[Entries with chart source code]
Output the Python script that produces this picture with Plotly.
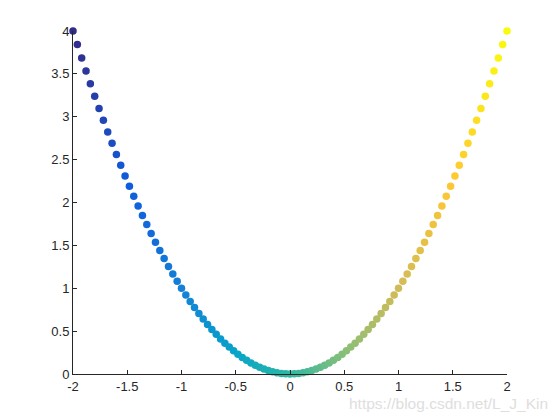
import plotly.graph_objects as go

# sample points (x step 0.04, y = x squared)
x_vals = [-2.00, -1.96, -1.92, -1.88, -1.84, -1.80, -1.76, -1.72, -1.68, -1.64,
          -1.60, -1.56, -1.52, -1.48, -1.44, -1.40, -1.36, -1.32, -1.28, -1.24,
          -1.20, -1.16, -1.12, -1.08, -1.04, -1.00, -0.96, -0.92, -0.88, -0.84,
          -0.80, -0.76, -0.72, -0.68, -0.64, -0.60, -0.56, -0.52, -0.48, -0.44,
          -0.40, -0.36, -0.32, -0.28, -0.24, -0.20, -0.16, -0.12, -0.08, -0.04,
          0.00, 0.04, 0.08, 0.12, 0.16, 0.20, 0.24, 0.28, 0.32, 0.36,
          0.40, 0.44, 0.48, 0.52, 0.56, 0.60, 0.64, 0.68, 0.72, 0.76,
          0.80, 0.84, 0.88, 0.92, 0.96, 1.00, 1.04, 1.08, 1.12, 1.16,
          1.20, 1.24, 1.28, 1.32, 1.36, 1.40, 1.44, 1.48, 1.52, 1.56,
          1.60, 1.64, 1.68, 1.72, 1.76, 1.80, 1.84, 1.88, 1.92, 1.96, 2.00]

y_vals = [4.0000, 3.8416, 3.6864, 3.5344, 3.3856, 3.2400, 3.0976, 2.9584, 2.8224, 2.6896,
          2.5600, 2.4336, 2.3104, 2.1904, 2.0736, 1.9600, 1.8496, 1.7424, 1.6384, 1.5376,
          1.4400, 1.3456, 1.2544, 1.1664, 1.0816, 1.0000, 0.9216, 0.8464, 0.7744, 0.7056,
          0.6400, 0.5776, 0.5184, 0.4624, 0.4096, 0.3600, 0.3136, 0.2704, 0.2304, 0.1936,
          0.1600, 0.1296, 0.1024, 0.0784, 0.0576, 0.0400, 0.0256, 0.0144, 0.0064, 0.0016,
          0.0000, 0.0016, 0.0064, 0.0144, 0.0256, 0.0400, 0.0576, 0.0784, 0.1024, 0.1296,
          0.1600, 0.1936, 0.2304, 0.2704, 0.3136, 0.3600, 0.4096, 0.4624, 0.5184, 0.5776,
          0.6400, 0.7056, 0.7744, 0.8464, 0.9216, 1.0000, 1.0816, 1.1664, 1.2544, 1.3456,
          1.4400, 1.5376, 1.6384, 1.7424, 1.8496, 1.9600, 2.0736, 2.1904, 2.3104, 2.4336,
          2.5600, 2.6896, 2.8224, 2.9584, 3.0976, 3.2400, 3.3856, 3.5344, 3.6864, 3.8416, 4.0000]

x_ticks = [-2, -1.5, -1, -0.5, 0, 0.5, 1, 1.5, 2]
y_ticks = [0, 0.5, 1, 1.5, 2, 2.5, 3, 3.5, 4]

# MATLAB parula, roughly
PARULA = [
    [0.000, '#352a87'], [0.125, '#0f5cdd'], [0.250, '#1481d6'],
    [0.375, '#06a4ca'], [0.500, '#2eb7a4'], [0.625, '#87bf77'],
    [0.750, '#d1bb59'], [0.875, '#fec832'], [1.000, '#f9fb0e'],
]
AXIS_COLOR = '#262626'

fig = go.Figure(go.Scatter(
    x=x_vals, y=y_vals, mode='markers', cliponaxis=False,
    marker=dict(size=7.5, color=x_vals, colorscale=PARULA, cmin=-2, cmax=2,
                line=dict(width=0)),
    showlegend=False,
))

axis_style = dict(showline=True, linecolor=AXIS_COLOR, linewidth=1, mirror=False,
                  showgrid=False, zeroline=False, ticks='inside', ticklen=4,
                  tickcolor=AXIS_COLOR, tickfont=dict(family='Liberation Sans', size=13,
                                                      color=AXIS_COLOR))

fig.update_xaxes(range=[-2, 2], tickvals=x_ticks, ticktext=[f'{t:g}' for t in x_ticks],
                 **axis_style)
fig.update_yaxes(range=[0, 4], tickvals=y_ticks, ticktext=[f'{t:g}' for t in y_ticks],
                 **axis_style)

fig.add_annotation(text='https://blog.csdn.net/L_J_Kin', xref='paper', yref='paper',
                   x=1.099, y=-0.085, xanchor='right', yanchor='middle', showarrow=False,
                   font=dict(family='Liberation Sans', size=15.5, color='#dedede'))

# the page body adds an 8px offset, so margins are shifted to compensate
fig.update_layout(width=560, height=420, margin=dict(l=65, r=61, t=23, b=54),
                  plot_bgcolor='white', paper_bgcolor='white')

fig.write_html('out.html')
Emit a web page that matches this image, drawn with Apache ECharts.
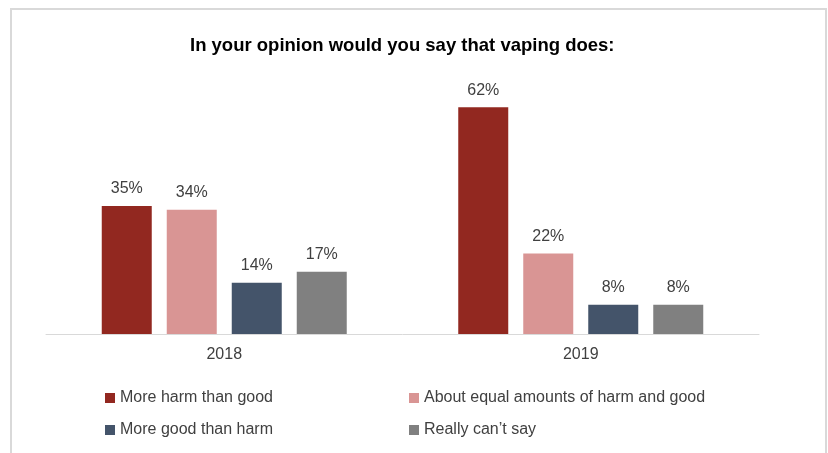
<!DOCTYPE html>
<html><head><meta charset="utf-8">
<script src="https://cdn.jsdelivr.net/npm/echarts@6/dist/echarts.min.js"></script>
<style>html,body{margin:0;padding:0;background:#fff}#c{width:828px;height:453px}</style>
</head><body><div id="c"></div>
<script>
const titleText = "In your opinion would you say that vaping does:";
const categories = ["2018", "2019"];
const seriesNames = ["More harm than good", "About equal amounts of harm and good", "More good than harm", "Really can\u2019t say"];
const moreHarm = [35, 62];
const aboutEqual = [34, 22];
const moreGood = [14, 8];
const cantSay = [17, 8];
const colors = ["#922820", "#D99594", "#44546A", "#808080"];

const values = [moreHarm, aboutEqual, moreGood, cantSay];
const font = "'Liberation Sans', Arial, sans-serif";
const chart = echarts.init(document.getElementById('c'), null, {renderer: 'canvas'});
const legendPos = [[105, 390], [409, 390], [105, 422], [409, 422]];
chart.setOption({
  animation: false,
  backgroundColor: '#fff',
  title: {text: titleText, left: 190, top: 36, padding: 0, textStyle: {fontFamily: font, fontSize: 18.5, fontWeight: 'bold', color: '#000'}},
  graphic: [{type: 'rect', shape: {x: 11, y: 9, width: 815, height: 460}, style: {fill: 'none', stroke: '#d9d9d9', lineWidth: 2}, silent: true}],
  grid: {left: 46, right: 69, top: 78, bottom: 119},
  legend: seriesNames.map((n, i) => ({
    data: [n], left: legendPos[i][0], top: legendPos[i][1], itemWidth: 10, itemHeight: 10, itemGap: 5,
    icon: 'rect', padding: 0, textStyle: {fontFamily: font, fontSize: 16, color: '#404040'}
  })),
  xAxis: {type: 'category', data: categories,
    axisLine: {lineStyle: {color: '#d9d9d9', width: 1}}, axisTick: {show: false},
    axisLabel: {fontFamily: font, fontSize: 16, color: '#404040', margin: 13}},
  yAxis: {type: 'value', min: 0, max: 70, show: false, splitLine: {show: false}},
  series: seriesNames.map((n, i) => ({
    name: n, type: 'bar', data: values[i], barWidth: 50, barGap: '30%',
    itemStyle: {color: colors[i]},
    label: {show: true, position: 'top', distance: 9, formatter: '{c}%', fontFamily: font, fontSize: 16, color: '#404040'}
  }))
});
</script></body></html>
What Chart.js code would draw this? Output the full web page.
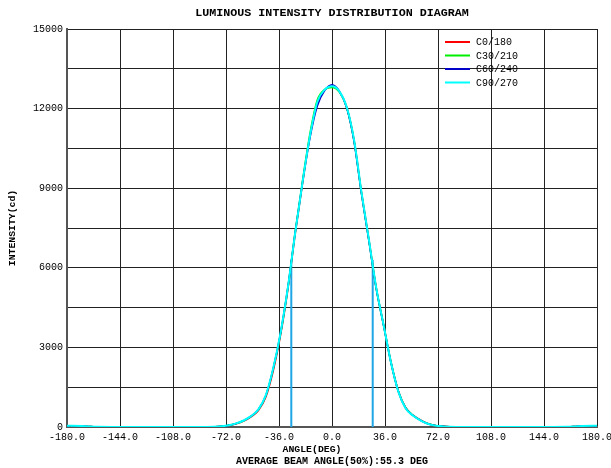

### [EXERCISE DESCRIPTION]
State how many lines in the records above contain the word "page", and give only that number.

### [RESPONSE BELOW]
3